Just because the Compassionate Use Act did not require accommodations for medical marijuana users did not mean that other legislation could not impose such a requirement. That provision did not create or destroy rights and obligations, and therefore, did not immunize employers from obligations already imposed elsewhere like in the Law Against Discrimination. “It would be ironic indeed if the Compassion Use Act . . . permit[ted] . . . discriminating without compassion.”
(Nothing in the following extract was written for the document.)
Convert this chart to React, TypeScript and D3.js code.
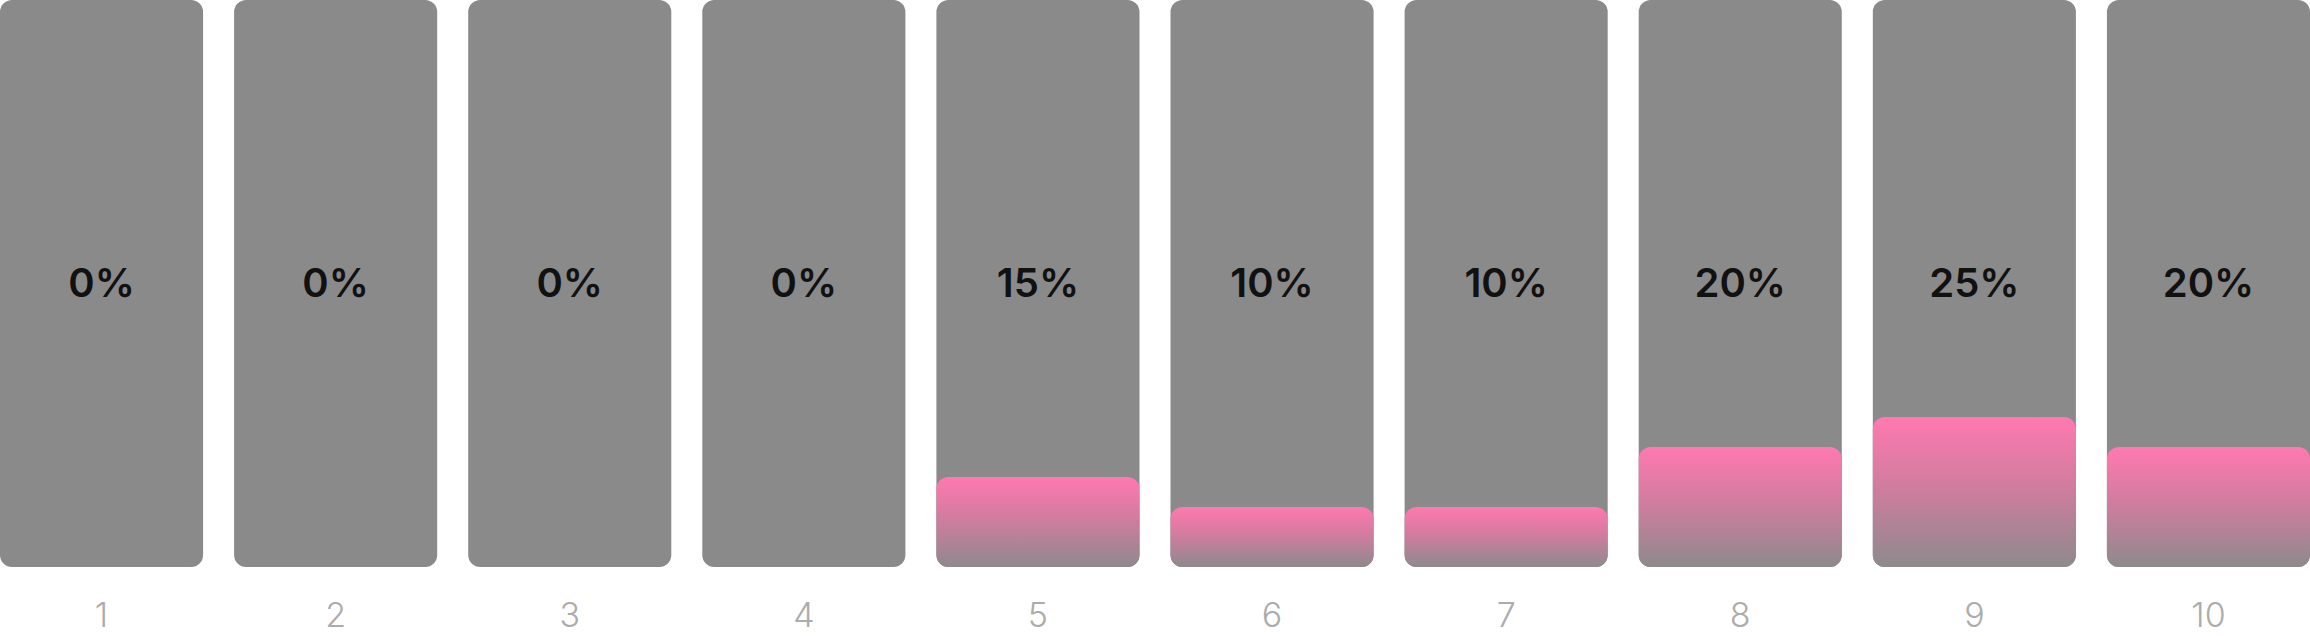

After resolving the relationship between the Compassionate Use Act and the Law Against Discrimination, the court then looked to see if plaintiff met the preliminary requirements to make a case for disability or perceived disability discrimination under the LAD. This meant that the plaintiff had to allege that (1) he had a disability or Carriage perceived that he was disabled; (2) he remained qualified to perform the essential functions of the job and was performing at a level that met Carriage’s expectations; (3) he was subject to an adverse employment action because of the disability or perceived disability and (4) Carriage thereafter sought a similarly qualified individual.

The Appellate Division found that plaintiff successfully pled all of these elements. The court also noted that plaintiff was not seeking an accommodation for his use of medical marijuana in the workplace; he alleged that he would only use it “offsite” or during “off-work hours.”

The case’s decision joined others from courts in Connecticut and Arizona who have ruled similarly in favor of employees in employment disputes over medical marijuana. But there have been cases in New Jersey as well with unfavorable rulings for medical marijuana users and employees. One decision held that an employer was not required to accommodate a forklift operators’ medical marijuana use and waive a positive drug test result, notwithstanding a doctor’s note from the employee’s physician allowing for the operation of machinery while using the medical marijuana prescription.

And another case in New Jersey dismissed a wrongful termination suit filed by an accountant who failed a drug test because he used medical marijuana for chronic back pain. In that case the court found that the employee’s notice to his employer that he was in the medical marijuana program did not constitute a proper request for accommodation of a disability.

Notably, this case does stand for the notion that additional protections are being afforded to medicinal marijuana patients, and if the vote on recreational marijuana happens anytime soon, questions for employers with respect to employee marijuana use will only continue to surface.

Employers who seek to terminate or take other adverse action against employees due to drug test results consistent with medical marijuana use should consider the legal ramifications of doing so following this case’s outcome.